Supplemental File(s)
@prefix : <https://utk-future-repo/some/path/>
@prefix pcdm: <http://pcdm.org/models#> .
@prefix pcdmuse: <http://pcdm.org/2015/05/12/use> .
@prefix pcdmworks: <http://pcdm.org/2016/02/16/works> .
@prefix dcterms: <http://purl.org/dc/terms/> .
@prefix fabio: <http://purl.org/spar/fabio/> .
:etd_file_suppl_1 a fabio:SupplementaryInformation ;
rdfs:label "Supplemental_File_1.fasta" ;
dcterms:description "JCVI-CMR Catalase Database (FASTA format)" ;
dcterms:format "text/plain" ;
pcdm:fileOf :sample-etd .
:etd_file_suppl_2 fabio:SupplementaryInformation ;
rdfs:label "Supplemental_File_2.fasta" ;
dcterms:description "JCVI-CMR rpsL Database (FASTA format)" ;
dcterms:format "text/plain" ;
pcdm:fileOf :sample-etd .
:etd_file_suppl_3 a fabio:SupplementaryInformation ;
rdfs:label "Supplemental_File_3.csv" ;
dcterms:description "Taxonomy of GOS catalase/rpsL hits" ;
dcterms:format "application/vnd.ms-excel" ;
pcdm:fileOf :sample-etd .
:etd_file_suppl_4 a fabio:SupplementaryInformation ;
rdfs:label "Supplemental_File_4.csv" ;
dcterms:description "GOS catalase hits with metadata (CSV format)" ;
dcterms:format "text/plain" ;
pcdm:fileOf :sample-etd .
:etd_file_suppl_5 a fabio:SupplementaryInformation ;
rdfs:label "Supplemental_File_5.csv" ;
dcterms:description "GOS rpsL hits with metadata (CSV format)" ;
dcterms:format "text/plain" ;
pcdm:fileOf :sample-etd .
Original Metadata
We want to keep the original metadata, but restrict it. How do we apply WEBAC or describe that?
@prefix : <https://utk-future-repo/some/path/>
@prefix pcdm: <http://pcdm.org/models#> .
@prefix pcdmuse: <http://pcdm.org/2015/05/12/use> .
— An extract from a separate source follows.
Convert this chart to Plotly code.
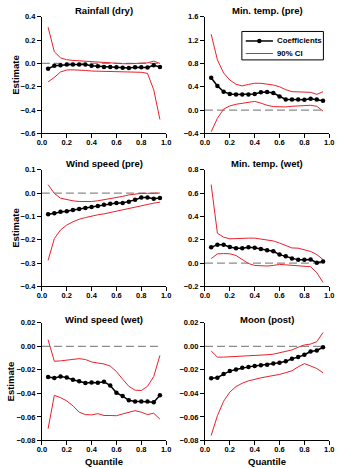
import plotly.graph_objects as go

W, H = 342, 468

quantiles = [0.05, 0.10, 0.15, 0.20, 0.25, 0.30, 0.35, 0.40, 0.45, 0.50,
             0.55, 0.60, 0.65, 0.70, 0.75, 0.80, 0.85, 0.90, 0.95]

titles = ["Rainfall (dry)", "Min. temp. (pre)", "Wind speed (pre)",
          "Min. temp. (wet)", "Wind speed (wet)", "Moon (post)"]

legend_labels = ["Coefficients", "90% CI"]

# Rainfall (dry)
rain_coef = [-0.045, -0.020, -0.015, -0.010, -0.010, -0.010, -0.010, -0.020, -0.025, -0.030,
             -0.030, -0.033, -0.036, -0.040, -0.033, -0.033, -0.035, -0.015, -0.030]
rain_hi = [0.31, 0.10, 0.048, 0.032, 0.026, 0.022, 0.018, 0.014, 0.010, 0.006,
           0.003, 0.000, -0.002, -0.003, -0.002, 0.000, 0.005, 0.020, 0.000]
rain_lo = [-0.158, -0.120, -0.073, -0.056, -0.055, -0.056, -0.060, -0.065, -0.067, -0.070,
           -0.071, -0.072, -0.073, -0.073, -0.074, -0.076, -0.085, -0.226, -0.480]

# Min. temp. (pre)
tpre_coef = [0.554, 0.415, 0.316, 0.277, 0.266, 0.266, 0.266, 0.277, 0.305, 0.310,
             0.294, 0.233, 0.183, 0.183, 0.183, 0.177, 0.194, 0.183, 0.160]
tpre_hi = [1.30, 0.86, 0.637, 0.515, 0.443, 0.415, 0.440, 0.460, 0.460, 0.450,
           0.430, 0.400, 0.350, 0.316, 0.316, 0.305, 0.305, 0.270, 0.316]
tpre_lo = [-0.37, -0.14, 0.017, 0.072, 0.100, 0.120, 0.138, 0.150, 0.120, 0.083,
           0.060, 0.055, 0.055, 0.066, 0.072, 0.083, 0.083, 0.066, -0.017]

# Wind speed (pre)
wpre_coef = [-0.091, -0.086, -0.080, -0.078, -0.072, -0.068, -0.064, -0.060, -0.055, -0.050,
             -0.046, -0.042, -0.042, -0.037, -0.029, -0.019, -0.019, -0.024, -0.021]
wpre_hi = [0.036, -0.001, -0.022, -0.029, -0.033, -0.036, -0.037, -0.036, -0.033, -0.029,
           -0.024, -0.019, -0.014, -0.008, -0.004, -0.001, -0.001, 0.000, 0.000]
wpre_lo = [-0.288, -0.195, -0.158, -0.137, -0.123, -0.112, -0.105, -0.098, -0.093, -0.089,
           -0.083, -0.078, -0.073, -0.068, -0.061, -0.054, -0.048, -0.043, -0.039]

# Min. temp. (wet)
twet_coef = [0.135, 0.158, 0.158, 0.138, 0.127, 0.127, 0.135, 0.132, 0.121, 0.110,
             0.101, 0.073, 0.059, 0.039, 0.028, 0.028, 0.031, 0.003, 0.014]
twet_hi = [0.673, 0.256, 0.222, 0.208, 0.210, 0.214, 0.214, 0.214, 0.207, 0.200,
           0.190, 0.172, 0.150, 0.130, 0.128, 0.115, 0.100, 0.073, 0.031]
twet_lo = [0.039, 0.079, 0.082, 0.080, 0.065, 0.031, -0.003, -0.020, -0.023, -0.025,
           -0.020, -0.011, -0.015, -0.020, -0.023, -0.025, -0.031, -0.082, -0.166]

# Wind speed (wet)
wwet_coef = [-0.0260, -0.0270, -0.0257, -0.0265, -0.0285, -0.0298, -0.0312, -0.0307, -0.0310, -0.0301,
             -0.0334, -0.0395, -0.0423, -0.0459, -0.0470, -0.0470, -0.0470, -0.0475, -0.0417]
wwet_hi = [0.0055, -0.0127, -0.0124, -0.0116, -0.0108, -0.0105, -0.0112, -0.0133, -0.0142, -0.0150,
           -0.0168, -0.0215, -0.0280, -0.0340, -0.0373, -0.0376, -0.0340, -0.0257, -0.0077]
wwet_lo = [-0.0700, -0.0417, -0.0436, -0.0464, -0.0506, -0.0560, -0.0580, -0.0583, -0.0572, -0.0588,
           -0.0588, -0.0590, -0.0575, -0.0560, -0.0547, -0.0560, -0.0580, -0.0569, -0.0619]

# Moon (post)
moon_coef = [-0.0272, -0.0267, -0.0236, -0.0211, -0.0197, -0.0183, -0.0175, -0.0167, -0.0161, -0.0156,
             -0.0147, -0.0139, -0.0128, -0.0106, -0.0092, -0.0072, -0.0044, -0.0036, -0.0008]
moon_hi = [-0.0040, -0.0092, -0.0092, -0.0090, -0.0088, -0.0086, -0.0082, -0.0078, -0.0075, -0.0072,
           -0.0067, -0.0056, -0.0044, -0.0031, -0.0008, 0.0011, 0.0019, 0.0039, 0.0117]
moon_lo = [-0.0758, -0.0590, -0.0467, -0.0389, -0.0342, -0.0314, -0.0294, -0.0278, -0.0268, -0.0258,
           -0.0249, -0.0239, -0.0224, -0.0208, -0.0175, -0.0147, -0.0167, -0.0189, -0.0225]

coefs = [rain_coef, tpre_coef, wpre_coef, twet_coef, wwet_coef, moon_coef]
his = [rain_hi, tpre_hi, wpre_hi, twet_hi, wwet_hi, moon_hi]
los = [rain_lo, tpre_lo, wpre_lo, twet_lo, wwet_lo, moon_lo]

y_ranges = [(-0.6, 0.4), (-0.4, 1.6), (-0.4, 0.1), (-0.2, 0.8), (-0.08, 0.02), (-0.08, 0.02)]
y_dticks = [0.2, 0.4, 0.1, 0.2, 0.02, 0.02]
y_formats = [".1f", ".1f", ".1f", ".1f", ".2f", ".2f"]
x_ticks = [0.0, 0.2, 0.4, 0.6, 0.8, 1.0]
zero_line_x = [0.0, 0.95]

FONT = "Liberation Sans, Arial, sans-serif"
RED = "#e8212b"

# panel pixel boxes (left, right, top, bottom)
cols_px = [(38, 166), (206, 334)]
rows_px = [(13, 132), (169, 288), (325, 445)]
title_y_px = [7, 162.5, 322]


def px(xp):
    return xp / W


def py(yp):
    return 1 - yp / H


fig = go.Figure()
layout = dict(
    width=W, height=H, margin=dict(l=0, r=0, t=0, b=0),
    paper_bgcolor="white", plot_bgcolor="white",
    font=dict(family=FONT, color="black"),
    showlegend=False,
)
annotations = []
shapes = []

for i in range(6):
    r, c = divmod(i, 2)
    n = i + 1
    xa = "x" if n == 1 else f"x{n}"
    ya = "y" if n == 1 else f"y{n}"
    xl, xr = cols_px[c]
    yt, yb = rows_px[r]
    layout[f"xaxis{'' if n == 1 else n}"] = dict(
        domain=[px(xl), px(xr)], anchor=ya, range=[0, 1.0],
        tickvals=x_ticks, tickformat=".1f",
        showline=True, linecolor="black", linewidth=1, mirror=False,
        ticks="outside", ticklen=4, tickwidth=1, tickcolor="black",
        showgrid=False, zeroline=False, ticklabelstandoff=-2,
        tickfont=dict(family=FONT, size=7.5, weight="bold"),
    )
    y0, y1 = y_ranges[i]
    layout[f"yaxis{'' if n == 1 else n}"] = dict(
        domain=[py(yb), py(yt)], anchor=xa, range=[y0, y1],
        tick0=y0, dtick=y_dticks[i], tickformat=y_formats[i],
        showline=True, linecolor="black", linewidth=1, mirror=False,
        ticks="outside", ticklen=4, tickwidth=1, tickcolor="black",
        showgrid=False, zeroline=False,
        tickfont=dict(family=FONT, size=7.5, weight="bold"),
    )
    shapes.append(dict(type="line", xref=xa, yref=ya, x0=zero_line_x[0], x1=zero_line_x[1],
                       y0=0, y1=0, layer="below",
                       line=dict(color="#8c8c8c", width=1.2, dash="8px,4px")))
    fig.add_trace(go.Scatter(x=quantiles, y=his[i], mode="lines", xaxis=xa, yaxis=ya,
                             line=dict(color=RED, width=1), name=legend_labels[1]))
    fig.add_trace(go.Scatter(x=quantiles, y=los[i], mode="lines", xaxis=xa, yaxis=ya,
                             line=dict(color=RED, width=1), name=legend_labels[1]))
    fig.add_trace(go.Scatter(x=quantiles, y=coefs[i], mode="lines+markers", xaxis=xa, yaxis=ya,
                             line=dict(color="black", width=1.5),
                             marker=dict(color="black", size=4.5),
                             name=legend_labels[0]))
    annotations.append(dict(text=titles[i], xref="paper", yref="paper",
                            x=px((xl + xr) / 2), y=py(title_y_px[r]),
                            xanchor="center", yanchor="middle", showarrow=False,
                            font=dict(family=FONT, size=9.5, weight="bold")))
    if c == 0:
        annotations.append(dict(text="Estimate", xref="paper", yref="paper",
                                x=px(10 if r < 2 else 6), y=py((yt + yb) / 2),
                                xanchor="center", yanchor="middle", showarrow=False,
                                textangle=-90,
                                font=dict(family=FONT, size=9.5, weight="bold")))
    if r == 2:
        annotations.append(dict(text="Quantile", xref="paper", yref="paper",
                                x=px((xl + xr) / 2), y=py(466),
                                xanchor="center", yanchor="middle", showarrow=False,
                                font=dict(family=FONT, size=9.5, weight="bold")))

# Legend box (drawn in paper space inside the Min. temp. (pre) panel)
LEG = dict(x0=244, x1=328, y0=28, y1=57)
shapes.append(dict(type="rect", xref="paper", yref="paper",
                   x0=px(LEG["x0"]), x1=px(LEG["x1"]), y0=py(LEG["y1"]), y1=py(LEG["y0"]),
                   line=dict(color="black", width=1), fillcolor="white", layer="above"))
leg_rows = [37.7, 50.5]
sample_x = (248, 276)
shapes.append(dict(type="line", xref="paper", yref="paper",
                   x0=px(sample_x[0]), x1=px(sample_x[1]), y0=py(leg_rows[0]), y1=py(leg_rows[0]),
                   line=dict(color="black", width=1.5), layer="above"))
mx = (sample_x[0] + sample_x[1]) / 2
shapes.append(dict(type="circle", xref="paper", yref="paper",
                   x0=px(mx - 2.3), x1=px(mx + 2.3), y0=py(leg_rows[0] + 2.3), y1=py(leg_rows[0] - 2.3),
                   line=dict(color="black", width=0), fillcolor="black", layer="above"))
shapes.append(dict(type="line", xref="paper", yref="paper",
                   x0=px(sample_x[0]), x1=px(sample_x[1]), y0=py(leg_rows[1]), y1=py(leg_rows[1]),
                   line=dict(color=RED, width=1), layer="above"))
for lab, ry in zip(legend_labels, leg_rows):
    annotations.append(dict(text=lab, xref="paper", yref="paper",
                            x=px(278), y=py(ry), xanchor="left", yanchor="middle",
                            showarrow=False,
                            font=dict(family=FONT, size=7.8, weight="bold")))

layout["annotations"] = annotations
layout["shapes"] = shapes
fig.update_layout(**layout)
fig.write_html("out.html")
@prefix pcdmworks: <http://pcdm.org/2016/02/16/works> .
:etd_file_3 a pcdm:File ;
rdfs:label "metadata.xml" ;
pcdm:fileOf :sample-etd .
3. Specifying Restriction on Access Embargoing for Batch Upload
All work types have a need for restriction on access. Restriction of files will be simple: admin of the repostiory. How can we specify this? Is this needed for worktype?
Similarly, how do we do embargo migration?
4. Worktypes and Admin Sets
How do work types and administrative sets (I think this is what they are called work together?